- To do
Lines from the one containing "Clone this chart in matplotlib." to the one containing "ax.axvline(0, color=grid_col, lw=1.4, zorder=1)", both lines included, are to be extracted exactly from the data below; pictures are excluded.

- Raw data

=======

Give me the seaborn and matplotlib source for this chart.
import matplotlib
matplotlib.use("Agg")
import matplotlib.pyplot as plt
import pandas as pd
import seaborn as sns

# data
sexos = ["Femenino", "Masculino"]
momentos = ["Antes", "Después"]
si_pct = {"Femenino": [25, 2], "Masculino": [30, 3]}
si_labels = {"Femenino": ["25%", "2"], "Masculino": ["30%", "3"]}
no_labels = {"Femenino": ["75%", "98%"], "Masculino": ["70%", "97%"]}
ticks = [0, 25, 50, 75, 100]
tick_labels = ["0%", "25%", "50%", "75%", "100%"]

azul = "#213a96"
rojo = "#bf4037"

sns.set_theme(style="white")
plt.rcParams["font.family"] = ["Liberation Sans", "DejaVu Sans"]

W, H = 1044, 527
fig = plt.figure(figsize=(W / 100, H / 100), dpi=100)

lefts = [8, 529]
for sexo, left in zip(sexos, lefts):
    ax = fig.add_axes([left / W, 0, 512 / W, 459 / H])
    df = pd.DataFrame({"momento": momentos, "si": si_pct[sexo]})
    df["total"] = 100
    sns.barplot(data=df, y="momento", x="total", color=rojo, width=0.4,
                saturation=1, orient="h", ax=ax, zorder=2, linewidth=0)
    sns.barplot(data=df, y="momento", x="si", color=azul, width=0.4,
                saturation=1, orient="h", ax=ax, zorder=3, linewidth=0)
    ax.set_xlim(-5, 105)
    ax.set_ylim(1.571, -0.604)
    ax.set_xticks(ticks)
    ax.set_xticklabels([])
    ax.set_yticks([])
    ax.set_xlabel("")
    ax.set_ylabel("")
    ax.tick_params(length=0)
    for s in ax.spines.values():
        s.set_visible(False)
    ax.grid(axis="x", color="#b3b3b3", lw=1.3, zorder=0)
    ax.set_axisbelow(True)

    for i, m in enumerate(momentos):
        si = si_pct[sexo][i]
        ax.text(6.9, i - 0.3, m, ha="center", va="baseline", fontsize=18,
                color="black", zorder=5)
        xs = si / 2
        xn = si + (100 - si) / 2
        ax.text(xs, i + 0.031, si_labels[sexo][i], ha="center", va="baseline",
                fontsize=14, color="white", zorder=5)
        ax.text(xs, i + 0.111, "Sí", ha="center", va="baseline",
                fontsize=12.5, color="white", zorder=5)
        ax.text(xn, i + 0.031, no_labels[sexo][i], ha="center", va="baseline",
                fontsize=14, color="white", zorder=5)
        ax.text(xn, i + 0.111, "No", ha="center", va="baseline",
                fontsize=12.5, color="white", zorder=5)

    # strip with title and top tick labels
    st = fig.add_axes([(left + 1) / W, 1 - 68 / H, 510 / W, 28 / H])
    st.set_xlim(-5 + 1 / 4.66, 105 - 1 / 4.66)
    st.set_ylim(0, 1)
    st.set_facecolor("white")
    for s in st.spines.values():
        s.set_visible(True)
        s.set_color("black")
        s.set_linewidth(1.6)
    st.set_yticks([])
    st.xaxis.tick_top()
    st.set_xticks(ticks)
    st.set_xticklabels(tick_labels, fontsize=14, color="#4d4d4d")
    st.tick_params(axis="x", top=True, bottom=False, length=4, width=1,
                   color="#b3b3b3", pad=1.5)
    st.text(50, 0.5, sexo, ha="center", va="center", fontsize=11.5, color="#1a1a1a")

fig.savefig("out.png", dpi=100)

=======

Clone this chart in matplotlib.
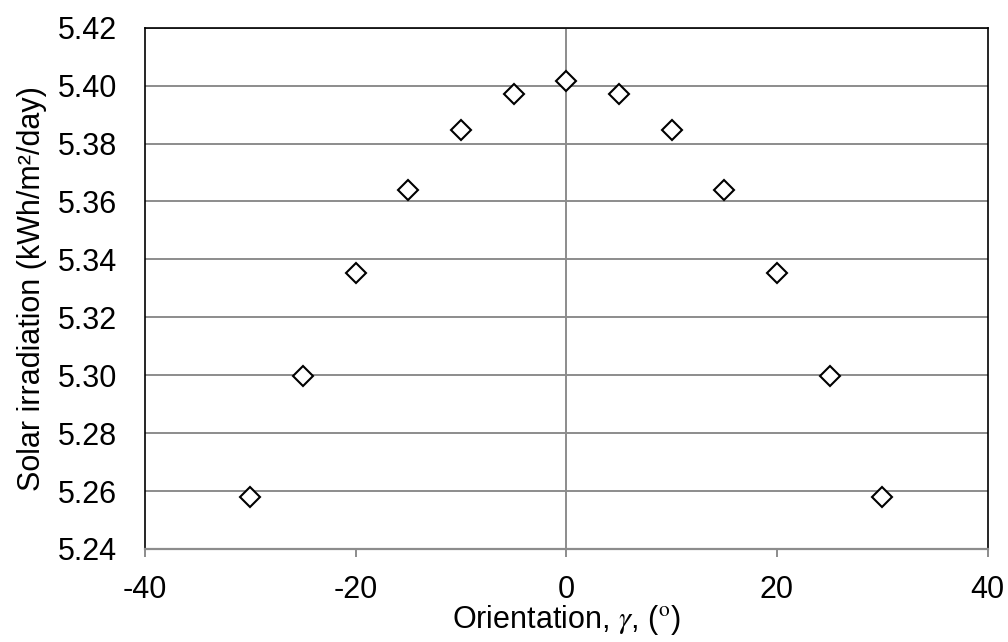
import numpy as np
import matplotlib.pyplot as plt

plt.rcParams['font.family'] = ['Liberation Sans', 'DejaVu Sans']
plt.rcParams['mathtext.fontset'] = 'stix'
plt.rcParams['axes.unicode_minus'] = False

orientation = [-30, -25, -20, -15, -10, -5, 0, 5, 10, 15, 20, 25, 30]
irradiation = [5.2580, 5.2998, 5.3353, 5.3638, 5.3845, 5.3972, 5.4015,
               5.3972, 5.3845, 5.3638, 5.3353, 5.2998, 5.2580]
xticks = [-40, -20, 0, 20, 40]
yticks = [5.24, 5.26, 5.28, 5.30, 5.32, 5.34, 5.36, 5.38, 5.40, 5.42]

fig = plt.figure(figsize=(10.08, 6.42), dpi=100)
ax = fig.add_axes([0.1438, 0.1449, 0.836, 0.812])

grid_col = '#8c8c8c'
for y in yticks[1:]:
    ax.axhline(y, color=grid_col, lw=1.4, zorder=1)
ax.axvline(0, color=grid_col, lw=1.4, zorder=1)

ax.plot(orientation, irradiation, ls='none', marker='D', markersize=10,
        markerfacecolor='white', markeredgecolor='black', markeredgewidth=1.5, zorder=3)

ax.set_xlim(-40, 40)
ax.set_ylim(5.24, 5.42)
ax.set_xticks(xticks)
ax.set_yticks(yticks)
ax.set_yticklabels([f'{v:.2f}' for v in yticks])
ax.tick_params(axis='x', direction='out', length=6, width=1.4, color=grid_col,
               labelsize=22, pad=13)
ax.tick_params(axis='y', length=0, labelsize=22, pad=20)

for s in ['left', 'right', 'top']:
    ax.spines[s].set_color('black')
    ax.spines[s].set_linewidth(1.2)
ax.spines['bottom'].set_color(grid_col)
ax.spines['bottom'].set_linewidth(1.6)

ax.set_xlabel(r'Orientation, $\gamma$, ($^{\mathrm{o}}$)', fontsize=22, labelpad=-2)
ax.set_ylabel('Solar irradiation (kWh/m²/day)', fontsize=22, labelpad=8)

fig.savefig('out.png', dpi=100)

=======

- Problem solution
Clone this chart in matplotlib.
import numpy as np
import matplotlib.pyplot as plt

plt.rcParams['font.family'] = ['Liberation Sans', 'DejaVu Sans']
plt.rcParams['mathtext.fontset'] = 'stix'
plt.rcParams['axes.unicode_minus'] = False

orientation = [-30, -25, -20, -15, -10, -5, 0, 5, 10, 15, 20, 25, 30]
irradiation = [5.2580, 5.2998, 5.3353, 5.3638, 5.3845, 5.3972, 5.4015,
               5.3972, 5.3845, 5.3638, 5.3353, 5.2998, 5.2580]
xticks = [-40, -20, 0, 20, 40]
yticks = [5.24, 5.26, 5.28, 5.30, 5.32, 5.34, 5.36, 5.38, 5.40, 5.42]

fig = plt.figure(figsize=(10.08, 6.42), dpi=100)
ax = fig.add_axes([0.1438, 0.1449, 0.836, 0.812])

grid_col = '#8c8c8c'
for y in yticks[1:]:
    ax.axhline(y, color=grid_col, lw=1.4, zorder=1)
ax.axvline(0, color=grid_col, lw=1.4, zorder=1)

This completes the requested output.